Diante disso, o Direito ainda possui desafios a serem resolvidos no que diz respeito a internet das coisas, o que exige atenção e cuidado para que se pondere tanto a segurança da informação, quanto o livre desenvolvimento e avanços tecnológicos.

É necessário destacar que a aplicação de normas gerais e da norma específica da proteção de dados, não impede a elaboração de uma normativa específica sobre o uso de dispositivos inteligentes, haja vista que a fragmentação legislativa pode acabar por gerar uma insegurança jurídica em decorrência das interpretações distintas que eventualmente irão refletir no ambiente da IoT, ressaltando a urgência de uma legislação única sobre o tema.

3 CONCLUSÃO

Os avanços proporcionados pela Internet das Coisas (IoT) transformaram radicalmente a forma como interagimos com o mundo, trazendo benefícios significativos em diversos setores, como saúde, agricultura e urbanismo. Contudo, a revolução tecnológica não está isenta de desafios, especialmente no que diz respeito à privacidade e segurança dos dados. A coleta massiva de informações pessoais suscita questões legais que precisam ser revistas com urgência.
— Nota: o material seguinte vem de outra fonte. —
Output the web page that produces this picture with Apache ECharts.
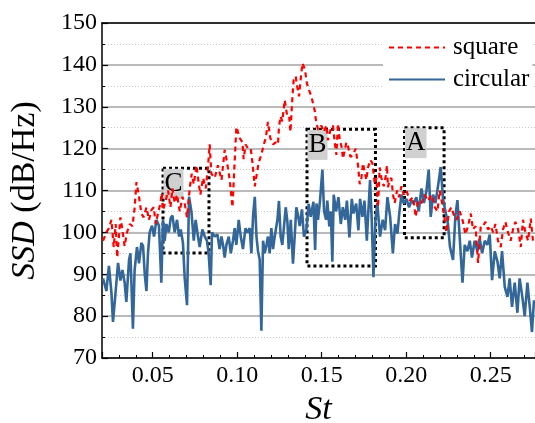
<!DOCTYPE html>
<html>
<head>
<meta charset="utf-8">
<script src="https://cdn.jsdelivr.net/npm/echarts@6/dist/echarts.min.js"></script>
<style>
  html, body { margin: 0; padding: 0; background: #fff; }
  #chart { width: 535px; height: 423px; }
</style>
</head>
<body>
<div id="chart"></div>
<script>
// Square cylinder: Strouhal number and SSD (dB/Hz)
const stSquare = [
  0.0206, 0.0226, 0.0241, 0.0256, 0.0269, 0.0281, 0.0290, 0.0309, 0.0321, 0.0334,
  0.0348, 0.0364, 0.0380, 0.0393, 0.0404, 0.0419, 0.0433, 0.0447, 0.0463, 0.0478,
  0.0492, 0.0506, 0.0518, 0.0531, 0.0546, 0.0553, 0.0561, 0.0577, 0.0591, 0.0605,
  0.0617, 0.0630, 0.0644, 0.0660, 0.0676, 0.0689, 0.0703, 0.0719, 0.0731, 0.0743,
  0.0759, 0.0770, 0.0782, 0.0798, 0.0814, 0.0827, 0.0837, 0.0847, 0.0867, 0.0886,
  0.0907, 0.0926, 0.0940, 0.0956, 0.0972, 0.0985, 0.0995, 0.1015, 0.1031, 0.1038,
  0.1050, 0.1064, 0.1080, 0.1090, 0.1104, 0.1114, 0.1127, 0.1143, 0.1157, 0.1169,
  0.1182, 0.1196, 0.1212, 0.1228, 0.1241, 0.1247, 0.1256, 0.1267, 0.1281, 0.1295,
  0.1307, 0.1315, 0.1327, 0.1334, 0.1346, 0.1354, 0.1366, 0.1374, 0.1386, 0.1400,
  0.1413, 0.1425, 0.1439, 0.1459, 0.1465, 0.1478, 0.1498, 0.1512, 0.1528, 0.1537,
  0.1552, 0.1567, 0.1577, 0.1587, 0.1596, 0.1607, 0.1617, 0.1626, 0.1646, 0.1656,
  0.1670, 0.1685, 0.1701, 0.1715, 0.1725, 0.1735, 0.1744, 0.1754, 0.1764, 0.1774,
  0.1788, 0.1800, 0.1814, 0.1824, 0.1833, 0.1843, 0.1853, 0.1867, 0.1879, 0.1886,
  0.1892, 0.1902, 0.1912, 0.1922, 0.1932, 0.1946, 0.1957, 0.1972, 0.1985, 0.2001,
  0.2021, 0.2040, 0.2056, 0.2070, 0.2090, 0.2109, 0.2129, 0.2149, 0.2169, 0.2185,
  0.2198, 0.2212, 0.2224, 0.2238, 0.2253, 0.2267, 0.2283, 0.2297, 0.2317, 0.2336,
  0.2350, 0.2366, 0.2382, 0.2395, 0.2410, 0.2425, 0.2441, 0.2454, 0.2469, 0.2484,
  0.2500, 0.2514, 0.2528, 0.2543, 0.2559, 0.2573, 0.2587, 0.2602, 0.2618, 0.2632,
  0.2646, 0.2662, 0.2678, 0.2691, 0.2705, 0.2721, 0.2737, 0.2750
];
const ssdSquare = [
  98, 100, 101, 103, 96.5, 102, 94, 103.6, 100.5, 96.7,
  100, 102, 101.5, 105.8, 112, 108.5, 104.5, 103.6, 106, 103,
  105.3, 106, 102, 104.5, 107, 109.4, 105.3, 107.6, 110, 106,
  110.5, 107, 109, 105, 108.5, 107, 103.6, 110.5, 114, 111.5,
  116, 112.5, 109, 113, 110.5, 115.5, 121, 114, 113, 116,
  112.5, 119.7, 116.7, 112.5, 106, 117, 125.2, 122.5, 121.5, 117.5,
  121, 120, 120, 116.7, 111, 113.5, 116.7, 118.5, 121, 122.5,
  126.4, 122.5, 121, 121.5, 121, 125, 127.7, 126.5, 131.6, 128,
  128, 124, 132.5, 136.4, 137.3, 135, 132.5, 136, 140.4, 139,
  135.5, 134, 132.4, 129, 127, 124.5, 125.5, 124, 125.5, 122,
  124.5, 125.5, 121.5, 118.5, 126, 122, 120.6, 117.6, 121.5, 120.5,
  118, 118.5, 120, 116, 111.5, 113, 116.5, 114.5, 112.5, 115.5,
  117.3, 116.5, 111.5, 113, 106, 115.5, 113, 111, 113.5, 116,
  110.8, 112.5, 113, 109, 107, 110, 108.4, 111, 109, 110,
  107.6, 108.4, 103.7, 107.5, 107, 109, 107.5, 109, 106, 105,
  110, 107, 104, 100, 105, 106, 104, 103, 105, 102.5,
  99.5, 101.5, 104.5, 100.7, 101.5, 92.7, 101.5, 101.5, 102.5, 100.7,
  101.5, 100, 102, 98, 96.5, 100.7, 102.5, 100, 98, 100.7,
  102.5, 100.7, 96.5, 103, 100, 98, 103.3, 98
];

// Circular cylinder: Strouhal number and SSD (dB/Hz)
const stCircular = [
  0.0206, 0.0226, 0.0241, 0.0256, 0.0265, 0.0281, 0.0295, 0.0309, 0.0321, 0.0334,
  0.0344, 0.0360, 0.0368, 0.0383, 0.0393, 0.0407, 0.0419, 0.0433, 0.0443, 0.0453,
  0.0463, 0.0472, 0.0482, 0.0496, 0.0508, 0.0522, 0.0537, 0.0551, 0.0561, 0.0571,
  0.0581, 0.0595, 0.0607, 0.0617, 0.0630, 0.0644, 0.0656, 0.0666, 0.0679, 0.0689,
  0.0703, 0.0715, 0.0729, 0.0743, 0.0754, 0.0768, 0.0778, 0.0794, 0.0808, 0.0821,
  0.0831, 0.0843, 0.0851, 0.0867, 0.0883, 0.0896, 0.0907, 0.0916, 0.0926, 0.0936,
  0.0950, 0.0962, 0.0975, 0.0985, 0.0995, 0.1009, 0.1021, 0.1034, 0.1049, 0.1060,
  0.1074, 0.1084, 0.1094, 0.1104, 0.1114, 0.1123, 0.1133, 0.1143, 0.1153, 0.1163,
  0.1173, 0.1182, 0.1192, 0.1202, 0.1212, 0.1222, 0.1238, 0.1247, 0.1257, 0.1267,
  0.1277, 0.1287, 0.1297, 0.1305, 0.1317, 0.1330, 0.1340, 0.1350, 0.1360, 0.1370,
  0.1383, 0.1395, 0.1409, 0.1423, 0.1435, 0.1451, 0.1461, 0.1469, 0.1478, 0.1490,
  0.1504, 0.1514, 0.1526, 0.1533, 0.1545, 0.1554, 0.1563, 0.1571, 0.1585, 0.1599,
  0.1613, 0.1625, 0.1639, 0.1649, 0.1664, 0.1678, 0.1688, 0.1704, 0.1717, 0.1727,
  0.1741, 0.1753, 0.1767, 0.1776, 0.1786, 0.1796, 0.1806, 0.1818, 0.1829, 0.1845,
  0.1861, 0.1875, 0.1889, 0.1905, 0.1921, 0.1934, 0.1948, 0.1960, 0.1972, 0.1985,
  0.2001, 0.2017, 0.2031, 0.2044, 0.2060, 0.2074, 0.2090, 0.2105, 0.2120, 0.2133,
  0.2145, 0.2159, 0.2173, 0.2188, 0.2204, 0.2218, 0.2232, 0.2247, 0.2259, 0.2277,
  0.2291, 0.2303, 0.2317, 0.2333, 0.2346, 0.2362, 0.2376, 0.2389, 0.2405, 0.2421,
  0.2435, 0.2449, 0.2465, 0.2480, 0.2494, 0.2508, 0.2524, 0.2540, 0.2553, 0.2567,
  0.2583, 0.2599, 0.2612, 0.2626, 0.2642, 0.2658, 0.2671, 0.2685, 0.2701, 0.2717,
  0.2731, 0.2744, 0.2756
];
const ssdCircular = [
  89, 86, 92, 85.5, 78.6, 86, 92.7, 88.5, 91, 88,
  83.4, 93.4, 95, 77, 91, 96.5, 92.6, 97.5, 96.7, 90,
  86, 95, 100, 101.6, 99, 103, 101.6, 88, 103, 98,
  102, 100, 103.5, 104, 100, 103, 99, 100.7, 97.5, 89.3,
  82.6, 108.5, 105, 98, 103, 99, 96.5, 100.7, 99, 98,
  95, 87.4, 100, 99, 99.5, 96, 99, 97, 94, 97,
  99, 95, 98, 101, 97, 103, 99, 96, 101, 100,
  101, 95, 104, 108.5, 99, 95.5, 93.5, 76.5, 98, 95,
  97, 99, 95, 101, 96, 99, 103, 107.5, 99, 97,
  101.5, 106, 102.5, 96, 103, 92.5, 99, 106, 104, 101.5,
  105.5, 99, 100.5, 106.8, 103.7, 107.3, 95.8, 106.9, 103, 107.6,
  115, 105, 103, 107.6, 101.4, 105, 93, 109, 105, 108.4,
  102, 106, 103, 107.6, 98.8, 108, 104.5, 106.9, 100.5, 108,
  103.7, 107.6, 98, 105, 112.5, 103, 89.3, 103, 107, 99,
  103, 100.5, 108.4, 103.7, 95, 102, 99.7, 105, 109, 106.9,
  108, 106, 107.6, 106.9, 108.4, 105, 110.5, 107, 110, 115,
  103.7, 109, 107, 111, 115.6, 108, 105, 102, 96.5, 93.4,
  104, 107.7, 98.5, 88, 97, 95.5, 98, 94, 98, 95.5,
  98.5, 95, 98, 97, 99.5, 88.6, 95.5, 93, 89, 95.5,
  87, 84.6, 89, 82.2, 88, 80.8, 89, 85.2, 80, 88,
  82.2, 76.2, 83.8
];

// Highlighted bands: label, St range, SSD range (top, bottom)
const boxNames = ['C', 'B', 'A'];
const boxSt = [[0.0561, 0.0833], [0.1413, 0.1818], [0.1990, 0.2224]];
const boxSSD = [[115.3, 95.1], [124.6, 92.0], [125.0, 98.7]];

const serif = 'Liberation Serif';

const pairs = (xs, ys) => xs.map((x, i) => [x, ys[i]]);

const chart = echarts.init(document.getElementById('chart'), null, { renderer: 'canvas' });

chart.setOption({
  animation: false,
  backgroundColor: '#fff',
  grid: { left: 102, right: 0, top: 23, bottom: 65, containLabel: false, outerBoundsMode: 'none' },
  legend: {
    data: ['square', 'circular'],
    orient: 'vertical',
    left: 383,
    top: 29,
    padding: [6, 3, 6, 5],
    backgroundColor: '#fff',
    itemWidth: 56,
    itemHeight: 14,
    itemGap: 7,
    itemStyle: { opacity: 0 },
    textStyle: { fontFamily: serif, fontSize: 25, color: '#000', padding: [0, 0, 0, 3] }
  },
  xAxis: [{
    type: 'value',
    min: 0.02,
    max: 0.2762,
    splitNumber: 5,
    name: 'St',
    nameLocation: 'middle',
    nameGap: 35,
    nameTextStyle: { fontFamily: serif, fontSize: 34, fontStyle: 'italic', color: '#000' },
    axisLine: { show: true, lineStyle: { color: '#000', width: 1.5 } },
    axisTick: { show: true, inside: true, length: 6, lineStyle: { color: '#000', width: 1.2 } },
    minorTick: { show: true, splitNumber: 5, length: 3, lineStyle: { color: '#000', width: 1 } },
    axisLabel: {
      showMinLabel: false,
      showMaxLabel: false,
      margin: 6,
      fontFamily: serif,
      fontSize: 24,
      color: '#000',
      formatter: (v) => v.toFixed(2)
    },
    splitLine: { show: false },
    minorSplitLine: { show: false }
  }, {
    type: 'value',
    position: 'top',
    min: 0.02,
    max: 0.2762,
    axisLine: { show: true, lineStyle: { color: '#000', width: 1.5 } },
    axisTick: { show: false },
    axisLabel: { show: false },
    splitLine: { show: false }
  }],
  yAxis: {
    type: 'value',
    min: 70,
    max: 150,
    interval: 10,
    name: '{i|SSD} (dB/Hz)',
    nameLocation: 'middle',
    nameGap: 60,
    nameTextStyle: {
      fontFamily: serif, fontSize: 34, color: '#000',
      rich: { i: { fontFamily: serif, fontSize: 34, fontStyle: 'italic', color: '#000' } }
    },
    axisLine: { show: true, lineStyle: { color: '#000', width: 1.5 } },
    axisTick: { show: true, inside: true, length: 6, lineStyle: { color: '#000', width: 1.2 } },
    minorTick: { show: true, splitNumber: 2, length: 3, lineStyle: { color: '#000', width: 1 } },
    axisLabel: { margin: 5, fontFamily: serif, fontSize: 24, color: '#000' },
    splitLine: { show: true, lineStyle: { color: '#a3a3a3', width: 1.5 } },
    minorSplitLine: { show: true, lineStyle: { color: '#c8c8c8', width: 1, type: [1, 2] } }
  },
  series: [
    {
      name: 'circular',
      type: 'line',
      data: pairs(stCircular, ssdCircular),
      symbol: 'none',
      z: 2,
      lineStyle: { color: '#336699', width: 2.6 },
      itemStyle: { color: '#336699' }
    },
    {
      name: 'square',
      type: 'line',
      data: pairs(stSquare, ssdSquare),
      symbol: 'none',
      z: 3,
      lineStyle: { color: '#ff0000', width: 2.2, type: [5, 4] },
      itemStyle: { color: '#ff0000' }
    },
    {
      name: 'bands',
      type: 'line',
      data: [],
      z: 5,
      markArea: {
        silent: true,
        itemStyle: { color: 'rgba(0,0,0,0)', borderColor: '#000', borderWidth: 3, borderType: 'dotted' },
        label: {
          show: true,
          position: 'insideTopLeft',
          distance: 2,
          fontFamily: serif,
          fontSize: 27,
          lineHeight: 30,
          color: '#000',
          backgroundColor: '#d0d0d0',
          padding: [0, 1]
        },
        data: boxNames.map((n, k) => [
          { name: n, coord: [boxSt[k][0], boxSSD[k][0]] },
          { coord: [boxSt[k][1], boxSSD[k][1]] }
        ])
      }
    }
  ]
});
</script>
</body>
</html>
Embora existam normativas gerais que fundamentam as relações sociais, como a Lei Geral de Proteção de Dados (LGPD), a implementação eficaz e a adaptação das normas às especificidades da IoT ainda são precárias. A falta de regulamentações específicas e claras, somada à rápida evolução da tecnologia, gera incertezas que podem comprometer tanto a inovação quanto a proteção dos direitos dos usuários.

É imprescindível que o marco regulatório evolua de forma a contemplar não apenas a segurança da informação, mas também a promoção de um ambiente que favoreça a inovação responsável. A criação de uma legislação específica para a IoT, que integre os princípios da proteção de dados desde a concepção dos dispositivos, é uma necessidade premente. Apenas assim será possível garantir que os benefícios da tecnologia sejam usufruídos de forma segura, respeitando a privacidade dos indivíduos e fomentando um desenvolvimento sustentável e ético.

A busca por um equilíbrio entre inovação e proteção de dados deverá ser uma prioridade para legisladores, empresas e consumidores, refletindo um compromisso coletivo em um mundo cada vez mais interconectado. É necessário, portanto, a ponderação dos efeitos da inovação disruptiva, que é fomentada largamente por balizas como a livre concorrência e a livre circulação de dados (citadas no Plano Nacional de IoT), mas sem desconsiderar a necessidade de preservação do direito fundamental à proteção de dados pessoais e todos os direitos que lhe são correlatos.


2Objetos no mundo físico ou no mundo digital, capazes de serem identificados e integrados pelas redes de comunicação.

3Equipamentos ou subconjuntos de equipamentos com capacidade mandatória de comunicação e capacidade opcional de sensoriamento, de atuação, de coleta, de armazenamento e de processamento de dados.

4Atividade que acrescenta a um serviço de telecomunicações que lhe dá suporte e com o qual não se confunde novas utilidades relacionadas ao acesso, ao armazenamento, à apresentação, à movimentação ou à recuperação de informações, nos termos do disposto no art. 61 da Lei nº 9.472, de 16 de julho de 1997.